ES rallied 5 points from its low of 1185.75. This rally did have a few other things going for it as well like MACD divergences and touches of S2 pivot points but the TICK chart was the one that alerted me to possible strength.
Another use of the TICK is to use extreme high or low readings to identify sentiment/momentum extremes (similar to the overbought/oversold oscillator stochastics) - Extreme high or low TICK readings can accompany market climaxes, warning of possible blow-off moves.
On February 2nd the FED made an announcement of a 0.25 rate hike. Everyone knew what the FED was going to do but still the markets have to react and react they did. However, using the extreme TICK reading after the announcement would have been good for your pocket book.

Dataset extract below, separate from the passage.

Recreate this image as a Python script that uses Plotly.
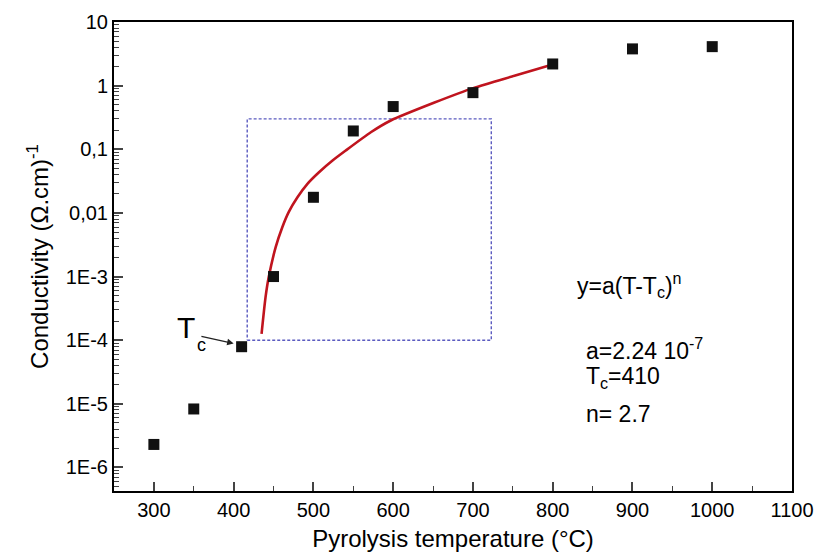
import numpy as np
import plotly.graph_objects as go

# Measured data
temps = [300, 350, 410, 450, 500, 550, 600, 700, 800, 900, 1000]
cond = [2.3e-6, 8.3e-6, 7.9e-5, 1.0e-3, 0.0176, 0.194, 0.469, 0.776, 2.19, 3.78, 4.1]

# Fit curve
fit_t = [435, 440, 444, 452.7, 461, 469, 480, 492.5, 507, 524, 540.5, 572, 597, 651, 702, 752, 802]
fit_y = [1.26e-4, 4.75e-4, 9.8e-4, 2.9e-3, 5.97e-3, 0.0103, 0.0176, 0.0286, 0.0435,
         0.0665, 0.0955, 0.185, 0.283, 0.537, 0.93, 1.43, 2.19]

# Dashed box
box_t = [417, 723, 723, 417, 417]
box_y = [1e-4, 1e-4, 0.3, 0.3, 1e-4]

x_ticks = [300, 400, 500, 600, 700, 800, 900, 1000, 1100]
y_ticks = [1e-6, 1e-5, 1e-4, 1e-3, 1e-2, 1e-1, 1, 10]
y_labels = ["1E-6", "1E-5", "1E-4", "1E-3", "0,01", "0,1", "1", "10"]
y_minor = [k * 10.0 ** e for e in range(-7, 1) for k in range(2, 10)]
x_minor = [350, 450, 550, 650, 750, 850, 950, 1050]

FONT = "Liberation Sans"

fig = go.Figure()
fig.add_trace(go.Scatter(x=box_t, y=box_y, mode="lines",
                         line=dict(color="#5b5bc0", width=1.4, dash="3px,2px"),
                         hoverinfo="skip", showlegend=False))
fig.add_trace(go.Scatter(x=fit_t, y=fit_y, mode="lines",
                         line=dict(color="#c0141e", width=2.6, shape="spline", smoothing=0.6),
                         showlegend=False))
fig.add_trace(go.Scatter(x=temps, y=cond, mode="markers",
                         marker=dict(symbol="square", size=11, color="#111111"),
                         showlegend=False))

annots = [
    dict(x=339.8, y=-3.794, text="T", size=30, xanchor="center"),
    dict(x=359.8, y=-4.082, text="c", size=18, xanchor="center"),
    dict(x=828, y=-3.14, text="y=a(T-T<sub>c</sub>)<sup>n</sup>", size=23, xanchor="left"),
    dict(x=839, y=-4.144, text="a=2.24 10<sup>-7</sup>", size=23, xanchor="left"),
    dict(x=839, y=-4.584, text="T<sub>c</sub>=410", size=23, xanchor="left"),
    dict(x=839, y=-5.165, text="n= 2.7", size=23, xanchor="left"),
]
for a in annots:
    fig.add_annotation(xref="x", yref="y", showarrow=False, yanchor="middle",
                       x=a["x"], y=a["y"], text=a["text"], xanchor=a["xanchor"],
                       font=dict(family=FONT, color="black", size=a["size"]))

# arrow pointing to Tc
fig.add_annotation(xref="x", yref="y", x=400, y=float(np.log10(8.9e-5)),
                   axref="x", ayref="y", ax=357.7, ay=float(np.log10(1.16e-4)),
                   showarrow=True, arrowhead=2, arrowsize=1, arrowwidth=1.3,
                   arrowcolor="#222222", text="")

fig.update_layout(
    width=815, height=558,
    margin=dict(l=114, r=23, t=22, b=67),
    paper_bgcolor="white", plot_bgcolor="white",
    font=dict(family=FONT, color="black", size=20),
    xaxis=dict(range=[250, 1100], tickvals=x_ticks, ticks="inside", ticklen=9, tickwidth=1.5,
               showline=True, linecolor="black", linewidth=2, mirror=True, showgrid=False,
               zeroline=False, tickfont=dict(size=20), automargin=False,
               minor=dict(tickvals=x_minor, ticks="inside", ticklen=5, tickwidth=1.3),
               title=dict(text="Pyrolysis temperature (°C)", font=dict(size=24), standoff=10)),
    yaxis=dict(type="log", range=[-6.37, 1], tickvals=y_ticks, ticktext=y_labels,
               ticks="inside", ticklen=9, tickwidth=1.5,
               showline=True, linecolor="black", linewidth=2, mirror=True, showgrid=False,
               zeroline=False, tickfont=dict(size=20), automargin=False,
               minor=dict(tickvals=y_minor, ticks="inside", ticklen=5, tickwidth=1.2),
               title=dict(text="Conductivity (Ω.cm)<sup>-1</sup>", font=dict(size=24), standoff=10)),
)

fig.write_html("out.html", config={"displayModeBar": False},
               post_script="document.body.style.margin='0';document.body.style.overflow='hidden';")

First of all at 2:25 the TICKS hit a high of 1335 when ES was trading at 1196. ES eventually hit a low of 1190 for a 6 point ride. Then at 2:48 the TICKs once again moved over +1000 but this time to +1229 when ES was trading at 1193. The subsequent low was 1189.25 for another 3 or 4 point move. Now these trades are fast and not for the faint of heart so not for everyone but even if you don't trade them they will give you a good feel for market extremes. So if the TICKs are over +1000 or under -1000 they are at an extreme and not a good idea to be in a trade contrary to the expected move.
Because the TICK indicator is very sensitive and also very volatile it can be deceptive because it is simply a snapshot of the market at any given time. To counteract this you can use a larger time frame or smooth the indicator with the 10 period moving average to remove some of the "noise" and better reveal its true nature.
The TICK/TIKI are very short-term indicators that can be used to measure intraday price momentum. By comparing the number of upticking stocks to the number of downticking stocks, you get a measurement of the market's internal strength or weakness at a given point in time. It can provide advance warning of momentum shifts and be used to confirm price strength and direction.